While some credit must be given to contributing factors, surely much of Lott’s success must be attributed to Lott herself, who has been running since elementary school when she signed up for a summer track program coached by the father of Windy Jorgensen. Jorgensen and Lott, along with Melinda Boice Hale, grew up in the same American Fork neighborhood and ran track together at American Fork High School until half-way through their junior year when Lott moved to Leeds, Utah, and began attending Pine View High School in St. George. Now the three are running together again at BYU, where they have each received All-American honors and have been part of Poole’s winning tradition (since the women’s track team has been competing in the WAC, they have won every outdoor championship and six of seven indoor championships).

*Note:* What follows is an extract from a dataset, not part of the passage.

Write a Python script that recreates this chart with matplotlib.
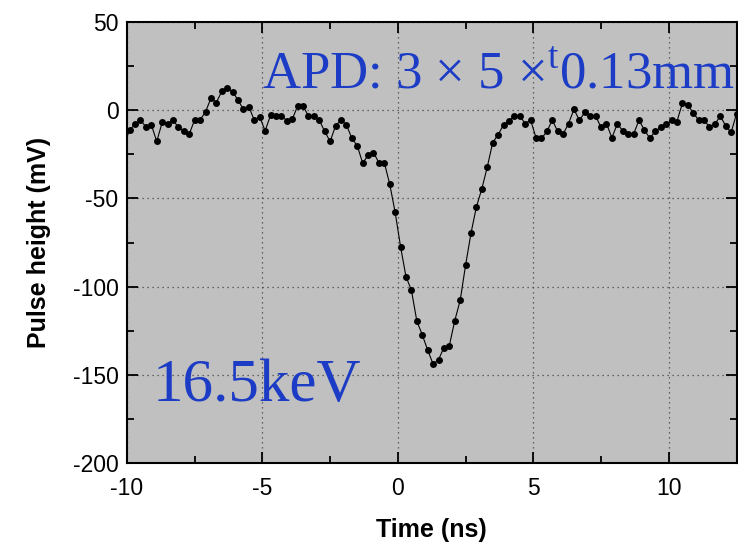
import numpy as np
import matplotlib
matplotlib.use("Agg")
import matplotlib.pyplot as plt
from matplotlib.ticker import MultipleLocator

plt.rcParams['font.family'] = ['Liberation Sans', 'DejaVu Sans']
plt.rcParams['mathtext.fontset'] = 'custom'
plt.rcParams['mathtext.rm'] = 'Liberation Serif'
plt.rcParams['axes.unicode_minus'] = False

# ----- datos -----
t_inicio = -10.1   # ns
t_paso = 0.2       # ns
altura = [
    -19.0,
    -11.2, -7.9, -5.6, -9.4, -8.2, -17.7, -6.9, -7.5, -5.6, -9.7,
    -12.0, -13.5, -5.4, -5.4, -1.0, 6.9, 4.4, 10.7, 12.9, 10.5,
    5.8, 0.5, 2.0, -5.6, -3.7, -11.6, -2.9, -3.0, -3.0, -6.0,
    -5.2, 2.4, 2.4, -3.3, -3.3, -5.6, -12.0, -17.7, -8.8, -5.6,
    -8.2, -15.8, -20.1, -29.9, -25.6, -24.0, -29.7, -29.7, -41.9, -57.9,
    -77.4, -94.4, -102.0, -119.5, -127.3, -136.0, -143.9, -141.4, -134.6, -133.5,
    -119.3, -107.8, -87.8, -69.6, -54.7, -44.5, -32.2, -18.3, -13.9, -8.2,
    -6.0, -3.3, -3.3, -7.5, -5.6, -15.6, -16.0, -12.0, -5.6, -12.0,
    -13.5, -7.5, 0.5, -5.6, -1.2, -3.3, -3.3, -9.7, -7.5, -15.6,
    -7.7, -11.6, -13.5, -13.5, -5.6, -11.2, -15.8, -12.0, -9.7, -7.9,
    -5.6, -6.4, 3.9, 3.1, -1.4, -5.6, -5.6, -9.4, -7.9, -3.3,
    -8.8, -12.6, -2.0,
]
tiempo = t_inicio + t_paso * np.arange(len(altura))

texto_apd = "APD: 3 \u00d7 5 \u00d7$^{\\mathrm{t}}$0.13mm"
texto_energia = "16.5keV"
azul = '#1c3cc6'

# ----- grafica -----
fig = plt.figure(figsize=(7.38, 5.47), dpi=100)
ax = fig.add_axes([0.172, 0.1536, 0.826, 0.806])
ax.set_facecolor('#c0c0c0')

ax.plot(tiempo, altura, color='black', linewidth=0.8,
        marker='o', markersize=5, markeredgewidth=0)

ax.set_xlim(-10, 12.5)
ax.set_ylim(-200, 50)
ax.xaxis.set_major_locator(MultipleLocator(5))
ax.xaxis.set_minor_locator(MultipleLocator(2.5))
ax.yaxis.set_major_locator(MultipleLocator(50))
ax.yaxis.set_minor_locator(MultipleLocator(25))

ax.grid(True, which='major', linestyle=(0, (1, 3)), color='#444444', linewidth=0.9)
ax.tick_params(which='both', direction='in', top=True, right=True, labelsize=16.5, width=1.3)
ax.tick_params(which='major', length=8)
ax.tick_params(which='minor', length=5)
ax.tick_params(axis='x', pad=10)
ax.tick_params(axis='y', pad=6)
for s in ax.spines.values():
    s.set_linewidth(1.5)

ax.set_xlabel("Time (ns)", fontsize=18, fontweight='bold', labelpad=13)
ax.set_ylabel("Pulse height (mV)", fontsize=18, fontweight='bold', labelpad=16)

ax.text(-5.02, 12.2, texto_apd, color=azul, fontsize=38,
        family='Liberation Serif', ha='left', va='baseline')
ax.text(-9.07, -165, texto_energia, color=azul, fontsize=44,
        family='Liberation Serif', ha='left', va='baseline')

fig.savefig("out.png", dpi=100)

Lott is quick to point to Poole’s coaching as the secret to her success this season, but Poole speaks of Lott’s hard work, dedication, and goal setting. A few days before leaving for the Texas Relays in Austin, Lott stated her two most recent goals: to break 6,000 points in the heptathlon and to run the 100 meter hurdles in less than 13 seconds. Within a week and a half, she exceeded both marks.
But Lott isn’t one to talk about her successes, says Poole. “All this glory and everything has not gone to her head at all. She’s just Tiffany Lott.” And for that, Poole is grateful. On the track, Lott isn’t a prima donna seeking her own glory. Instead, she lifts her teammates, sharing the skills she learns and praising their successes. “She is a teacher within the members of the team,” says Poole. And in meets, she sets her sights on helping the team win.
Although at the indoor WAC championships Lott set a world best, she looks to BYU’s WAC championship as the highlight of the meet. “I had no idea what the record was, and so to break it–it didn’t seem that big to me. All my thoughts at the time were going into the championship and winning it as a team,” she says. “To break the record–yeah, it was nice. It was just the icing on the cake. But the cake was winning the team championship.”